Del grupo destacan, creo, “Aquella luz púrpura” (casi una noveleta más que un cuento), “Casandra” y “Falta de luto”, acaso el mejor de todos. El estilo tiene densidad metafórica aunque en ocasiones falle un poco, incluso la sintaxis por dificultades con el uso de la puntuación. Pecata minuta, nada que un poco de aseo editorial no pueda despejar. Lo importante es la fluidez de la prosa, el inframundo espiritual que sin exaltarse nos revela Alfredo Loera en sus historias. En todos los casos (“Falta de luto” es paradigmático en este sentido) el autor muestra dominio de un recurso caro en la cuentística, un recurso que Hemingway elevó a la categoría de precepto: la teoría del iceberg, el arte de la alusión, del decir sin decir.

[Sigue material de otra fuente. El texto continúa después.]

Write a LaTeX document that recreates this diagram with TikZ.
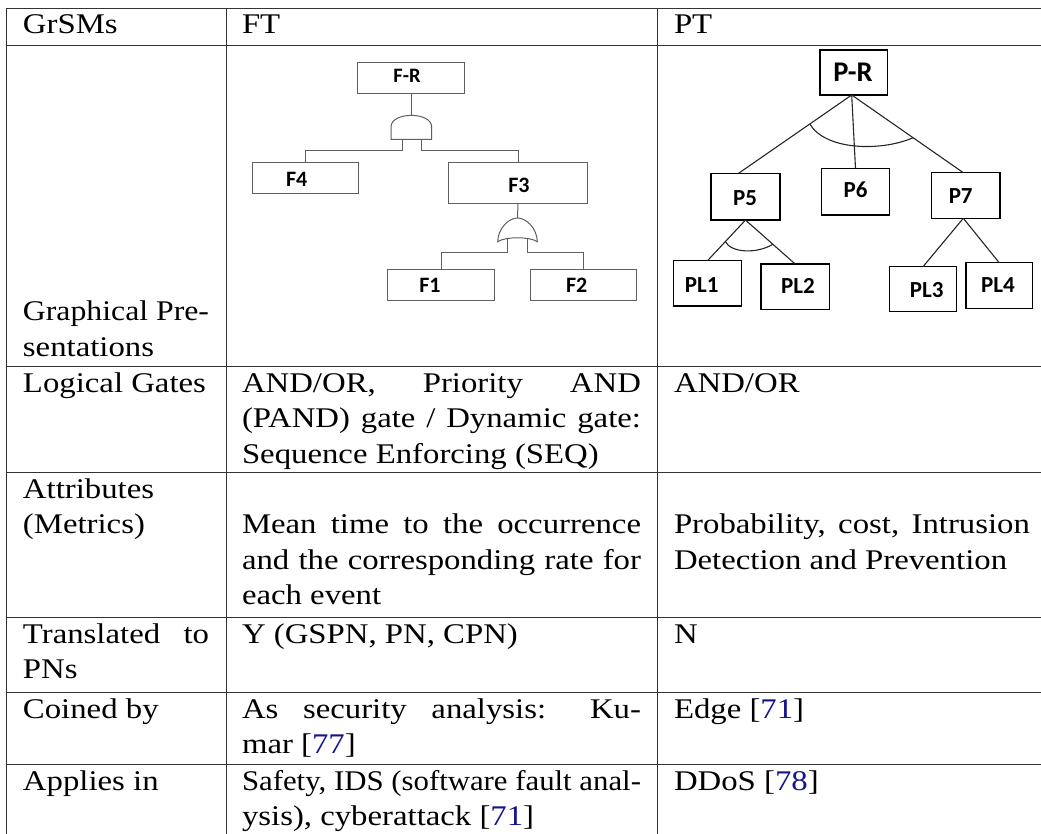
\documentclass[tikz,border=0pt]{standalone}
\usepackage{fontspec}
\usepackage{graphicx}
\setmainfont[FakeStretch=1.15]{Liberation Serif}
\newfontfamily\boxfont{Carlito}
\usetikzlibrary{calc}
\definecolor{citeblue}{RGB}{20,20,140}
\definecolor{ftgray}{RGB}{95,95,95}
\newcommand{\citeref}[1]{[{\color{citeblue}#1}]}
% spread a line to a given width
\newcommand{\just}[2]{\makebox[#1pt][s]{#2}}
% squeeze a line that is too long into a given width
\newcommand{\squeeze}[2]{\resizebox{#1pt}{\height}{#2}}

\begin{document}
\begin{tikzpicture}[x=1pt,y=-1pt,
  rule/.style={line width=0.9pt, black!80},
  cell/.style={anchor=base west, inner sep=0pt, outer sep=0pt,
    font=\fontsize{28.5}{33}\selectfont},
  ftbox/.style={draw=ftgray, line width=1pt, inner sep=0pt, outer sep=0pt},
  ftwire/.style={draw=ftgray, line width=1pt},
  ftlab/.style={anchor=base, inner sep=0pt, font=\boxfont\bfseries\fontsize{22}{22}\selectfont},
  ptbox/.style={draw=black, line width=1.3pt, inner sep=0pt, outer sep=0pt},
  ptwire/.style={draw=black!85, line width=1.1pt},
  ptlab/.style={anchor=base, inner sep=0pt, font=\boxfont\bfseries\fontsize{23}{23}\selectfont}]

\useasboundingbox (0,0) rectangle (1041,834);

% ---------- table rules ----------
\foreach \yy in {8,45,366,472,617,692,764}
  \draw[rule] (6,\yy) -- (1041,\yy);
\foreach \xx in {6,226,657}
  \draw[rule] (\xx,8) -- (\xx,834);

% ---------- header ----------
\node[cell] (h1) at (23,34) {GrSMs};
\node[cell] (h2) at (242,34) {FT};
\node[cell] (h3) at (674,34) {PT};

% ---------- first column ----------
\node[cell] (c1a) at (23,320.5) {\squeeze{186}{Graphical Pre-}};
\node[cell] (c1b) at (23,356) {sentations};
\node[cell] (c2a) at (23,392) {Logical Gates};
\node[cell] (c3a) at (23,498) {Attributes};
\node[cell] (c3b) at (23,533.5) {(Metrics)};
\node[cell] (c4a) at (23,643) {\just{186}{Translated to}};
\node[cell] (c4b) at (23,678.5) {PNs};
\node[cell] (c5a) at (23,718) {Coined by};
\node[cell] (c6a) at (23,790) {Applies in};

% ---------- FT column ----------
\node[cell] (f2a) at (242,392) {\just{399}{AND/OR, Priority AND}};
\node[cell] (f2b) at (242,427.5) {\just{399}{(PAND) gate / Dynamic gate:}};
\node[cell] (f2c) at (242,463) {Sequence Enforcing (SEQ)};
\node[cell] (f3a) at (242,533.5) {\just{399}{Mean time to the occurrence}};
\node[cell] (f3b) at (242,569) {\just{399}{and the corresponding rate for}};
\node[cell] (f3c) at (242,604.5) {each event};
\node[cell] (f4a) at (242,643) {Y (GSPN, PN, CPN)};
\node[cell] (f5a) at (242,718) {\just{399}{As security analysis: Ku-}};
\node[cell] (f5b) at (242,753.5) {mar \citeref{77}};
\node[cell] (f6a) at (242,790) {\squeeze{399}{Safety, IDS (software fault anal-}};
\node[cell] (f6b) at (242,825.5) {ysis), cyberattack \citeref{71}};

% ---------- PT column ----------
\node[cell] (p2a) at (674,392) {AND/OR};
\node[cell] (p3a) at (674,533.5) {\just{356}{Probability, cost, Intrusion}};
\node[cell] (p3b) at (674,569) {Detection and Prevention};
\node[cell] (p4a) at (674,643) {N};
\node[cell] (p5a) at (674,718) {Edge \citeref{71}};
\node[cell] (p6a) at (674,790) {DDoS \citeref{78}};

% ---------- fault tree ----------
\node[ftbox, minimum width=107.3pt, minimum height=30.6pt] (fr) at (411.3,78) {};
\node[ftbox, minimum width=105.6pt, minimum height=30.6pt] (ff4) at (305.5,178) {};
\node[ftbox, minimum width=139.4pt, minimum height=40.6pt] (ff3) at (518,183) {};
\node[ftbox, minimum width=107.3pt, minimum height=30pt] (ff1) at (441.3,285) {};
\node[ftbox, minimum width=105.7pt, minimum height=30pt] (ff2) at (583.8,285) {};
\node[ftlab, font=\boxfont\bfseries\fontsize{20.5}{21}\selectfont] (lfr) at (407,82.5) {F-R};
\node[ftlab] (lf4) at (296.7,186.5) {F4};
\node[ftlab] (lf3) at (519,192.5) {F3};
\node[ftlab] (lf1) at (430,292.8) {F1};
\node[ftlab] (lf2) at (576.7,292.8) {F2};

% AND gate under the top event
\coordinate (andtop) at (411.3,115.5);
\coordinate (andl) at (402,139.3);
\coordinate (andr) at (421.7,139.3);
\draw[ftwire] (391,139.3) -- (391,127) .. controls (391,111.5) and (431.7,111.5) .. (431.7,127) -- (431.7,139.3) -- cycle;
\draw[ftwire] (fr.south) -- (andtop);
\draw[ftwire] (andl) -- ++(0,11.7) -| (ff4.north);
\draw[ftwire] (andr) -- ++(0,11.7) -| (ff3.north);

% OR gate under F3
\coordinate (ortop) at (517.5,218);
\coordinate (orl) at (507.7,238.6);
\coordinate (orr) at (527.7,238.6);
\draw[ftwire] (497.7,241.7) .. controls (498,228) and (509,218) .. (ortop)
  .. controls (526,218) and (537,228) .. (537.3,241.7)
  .. controls (530,236.5) and (505,236.5) .. cycle;
\draw[ftwire] (ff3.south) -- (ortop);
\draw[ftwire] (orl) -- (507.7,253) -| (ff1.north);
\draw[ftwire] (orr) -- (527.7,253) -| (ff2.north);

% ---------- protection tree ----------
\node[ptbox, minimum width=67.3pt, minimum height=45pt] (pr) at (853.7,72.5) {};
\node[ptbox, minimum width=69pt, minimum height=46.7pt] (pp5) at (745.5,196.7) {};
\node[ptbox, minimum width=67.6pt, minimum height=46.7pt] (pp6) at (855.5,191.7) {};
\node[ptbox, minimum width=68.3pt, minimum height=45.6pt] (pp7) at (965.8,195.5) {};
\node[ptbox, minimum width=68.4pt, minimum height=45.3pt] (pl1) at (707.5,283.3) {};
\node[ptbox, minimum width=68.3pt, minimum height=45.3pt] (pl2) at (795.2,286.7) {};
\node[ptbox, minimum width=67.4pt, minimum height=45pt] (pl3) at (923,289.2) {};
\node[ptbox, minimum width=66.3pt, minimum height=45.6pt] (pl4) at (999.2,285.5) {};
\node[ptlab, font=\boxfont\bfseries\fontsize{28.5}{29}\selectfont] (lpr) at (853,82) {P-R};
\node[ptlab] (lp5) at (745,205.5) {P5};
\node[ptlab] (lp6) at (855.5,197.2) {P6};
\node[ptlab, font=\boxfont\bfseries\fontsize{23}{23}\selectfont] (lp7) at (960.7,203.5) {P7};
\node[ptlab] (lpl1) at (701.7,292) {PL1};
\node[ptlab] (lpl2) at (798,293.8) {PL2};
\node[ptlab] (lpl3) at (926.7,297.2) {PL3};
\node[ptlab] (lpl4) at (998,292) {PL4};

\coordinate (prs) at ($(pr.south)+(-2,0)$);
\coordinate (p5n) at ($(pp5.north)+(-7,0)$);
\coordinate (p7n) at ($(pp7.north)+(-2.5,0)$);
\coordinate (p7s) at ($(pp7.south)+(-2.5,0)$);
\draw[ptwire] (prs) -- (p5n);
\draw[ptwire] (prs) -- (pp6.north);
\draw[ptwire] (prs) -- (p7n);
\draw[ptwire] ($(prs)!0.37!(p5n)$) .. controls (825,150) and (880,152) .. ($(prs)!0.55!(p7n)$);

\draw[ptwire] (pp5.south) -- (pl1.north);
\draw[ptwire] (pp5.south) -- (pl2.north);
\draw[ptwire] ($(pp5.south)!0.53!(pl1.north)$) .. controls (731,253) and (757,254) .. ($(pp5.south)!0.55!(pl2.north)$);

\draw[ptwire] (p7s) -- (pl3.north);
\draw[ptwire] (p7s) -- (pl4.north);
\end{tikzpicture}
\end{document}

El autor de Por quién doblan las campanas lo resumió así: “Siempre trato de escribir teniendo en cuenta el principio del iceberg. Los siete octavos de su superficie están debajo del agua por cada pedazo que muestra. Todo lo que uno sabe que puede eliminar solamente refuerza el iceberg. Es la parte que no muestra nada” (traducción de Tatiana Calderón-Le Joliff). Loera lo domina no sé si por intuición o aprendizaje, aunque es lo mismo, pues lo importante es que pasamos por encima de sus cuentos a sabiendas de que abajo hay algo inexpresado y terrible, tan doloroso que basta mostrar la cáscara para imaginar la putrefacción de la pulpa.
El caso de Loera y sus Fuegos fatuos es una sorpresa para mí, pues su registro es anormal no sólo por su edad sino por el entorno cultural en el que se formó. Por aquí no es frecuente escribir en tono de lento cellístico. Loera lo tiene y eso, en vez de entristecerme o deprimirme, me alegra pues en él contamos con un Virgilio para transitar nuestros infiernos. (Texto leído ayer en la presentación de Fuegos fatuos celebrada en la Galería de Arte del TIM; ofrecí estas palabras junto al autor y Ruth Castro).